▼

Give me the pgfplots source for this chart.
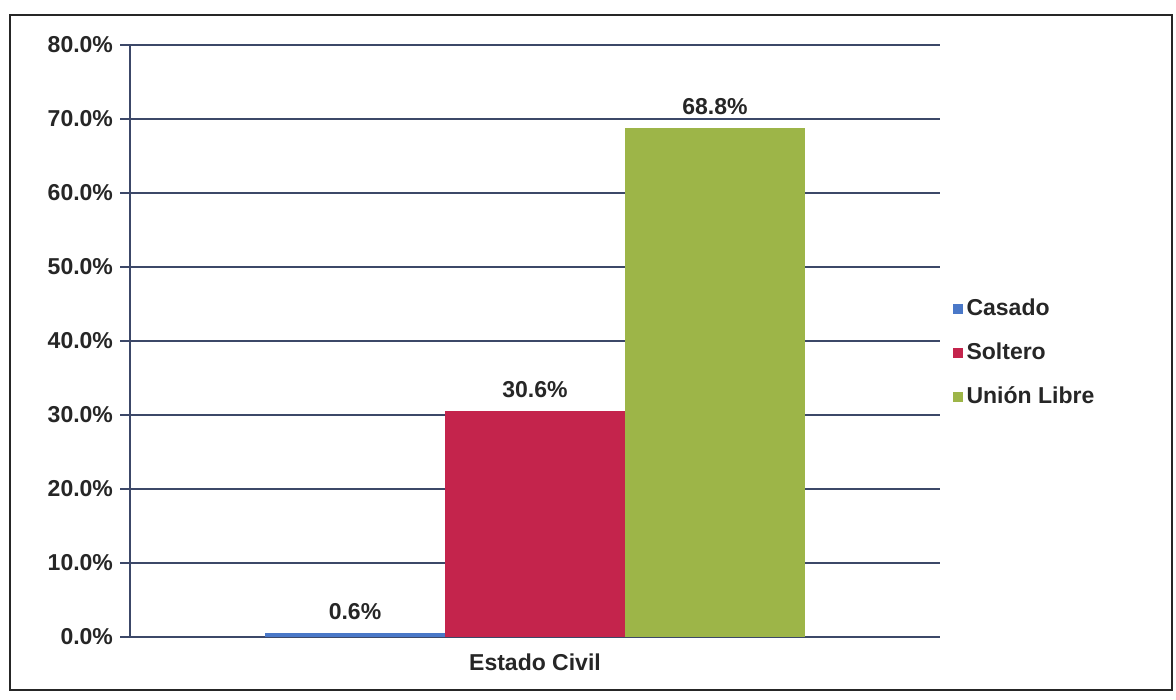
\documentclass[border=0pt]{standalone}
\usepackage{pgfplots}
\pgfplotsset{compat=1.18}
\usepackage{fontspec}
\setmainfont{Liberation Sans}
\definecolor{casado}{HTML}{4A78C8}
\definecolor{soltero}{HTML}{C4244C}
\definecolor{union}{HTML}{9DB548}
\definecolor{gridc}{HTML}{3C4868}
\begin{document}
\begin{tikzpicture}[x=1pt,y=1pt]
\path[use as bounding box] (-65,-31.5) rectangle (523,318.5);
\draw[line width=0.9pt, black!85] (-60,-26.5) rectangle (521,311);
\begin{axis}[
  at={(0,0)}, anchor=south west,
  scale only axis,
  width=405pt, height=296pt,
  xmin=-2.25, xmax=2.25,
  ymin=0, ymax=80,
  ytick={0,10,...,80},
  yticklabel={\pgfmathprintnumber[fixed,fixed zerofill,precision=1]{\tick}\%},
  xtick={0}, xticklabels={Estado Civil},
  axis x line*=bottom, axis y line*=left,
  axis line style={gridc, line width=0.6pt},
  ymajorgrids, grid style={gridc, line width=0.6pt},
  major tick length=5pt,
  tick align=outside,
  tick style={gridc, line width=0.6pt},
  xtick style={draw=none},
  ticklabel style={font=\fontsize{11.5}{13}\selectfont\bfseries, text=black!85},
  /pgf/number format/assume math mode=true,
  ybar, bar width=90pt, bar shift=0pt,
  nodes near coords={\pgfmathprintnumber[fixed,fixed zerofill,precision=1]{\pgfplotspointmeta}\%},
  nodes near coords style={font=\fontsize{11.5}{13}\selectfont\bfseries, text=black!85, anchor=south, yshift=3pt},
  legend style={at={(1.015,0.48)}, anchor=west, draw=none, fill=none,
    font=\fontsize{11.5}{13}\selectfont\bfseries, text=black!85,
    row sep=8pt, inner sep=0pt},
  legend image code/.code={\fill[#1] (0pt,-2.5pt) rectangle (5pt,2.5pt);},
  legend cell align=left,
]
\addplot[fill=casado, draw=none] coordinates {(-1,0.6)};
\addlegendentry{Casado}
\addplot[fill=soltero, draw=none] coordinates {(0,30.6)};
\addlegendentry{Soltero}
\addplot[fill=union, draw=none] coordinates {(1,68.8)};
\addlegendentry{Unión Libre}
\end{axis}
\end{tikzpicture}
\end{document}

▲

_WRITTEN EXERCISE_
Produce an exact copy of each line of data, skipping embedded images.

_RESULT FOR THIS EXERCISE_
Give me the pgfplots source for this chart.
\documentclass[border=0pt]{standalone}
\usepackage{pgfplots}
\pgfplotsset{compat=1.18}
\usepackage{fontspec}
\setmainfont{Liberation Sans}
\definecolor{casado}{HTML}{4A78C8}
\definecolor{soltero}{HTML}{C4244C}
\definecolor{union}{HTML}{9DB548}
\definecolor{gridc}{HTML}{3C4868}
\begin{document}
\begin{tikzpicture}[x=1pt,y=1pt]
\path[use as bounding box] (-65,-31.5) rectangle (523,318.5);
\draw[line width=0.9pt, black!85] (-60,-26.5) rectangle (521,311);
\begin{axis}[
  at={(0,0)}, anchor=south west,
  scale only axis,
  width=405pt, height=296pt,
  xmin=-2.25, xmax=2.25,
  ymin=0, ymax=80,
  ytick={0,10,...,80},
  yticklabel={\pgfmathprintnumber[fixed,fixed zerofill,precision=1]{\tick}\%},
  xtick={0}, xticklabels={Estado Civil},
  axis x line*=bottom, axis y line*=left,
  axis line style={gridc, line width=0.6pt},
  ymajorgrids, grid style={gridc, line width=0.6pt},
  major tick length=5pt,
  tick align=outside,
  tick style={gridc, line width=0.6pt},
  xtick style={draw=none},
  ticklabel style={font=\fontsize{11.5}{13}\selectfont\bfseries, text=black!85},
  /pgf/number format/assume math mode=true,
  ybar, bar width=90pt, bar shift=0pt,
  nodes near coords={\pgfmathprintnumber[fixed,fixed zerofill,precision=1]{\pgfplotspointmeta}\%},
  nodes near coords style={font=\fontsize{11.5}{13}\selectfont\bfseries, text=black!85, anchor=south, yshift=3pt},
  legend style={at={(1.015,0.48)}, anchor=west, draw=none, fill=none,
    font=\fontsize{11.5}{13}\selectfont\bfseries, text=black!85,
    row sep=8pt, inner sep=0pt},
  legend image code/.code={\fill[#1] (0pt,-2.5pt) rectangle (5pt,2.5pt);},
  legend cell align=left,
]
\addplot[fill=casado, draw=none] coordinates {(-1,0.6)};
\addlegendentry{Casado}
\addplot[fill=soltero, draw=none] coordinates {(0,30.6)};
\addlegendentry{Soltero}
\addplot[fill=union, draw=none] coordinates {(1,68.8)};
\addlegendentry{Unión Libre}
\end{axis}
\end{tikzpicture}
\end{document}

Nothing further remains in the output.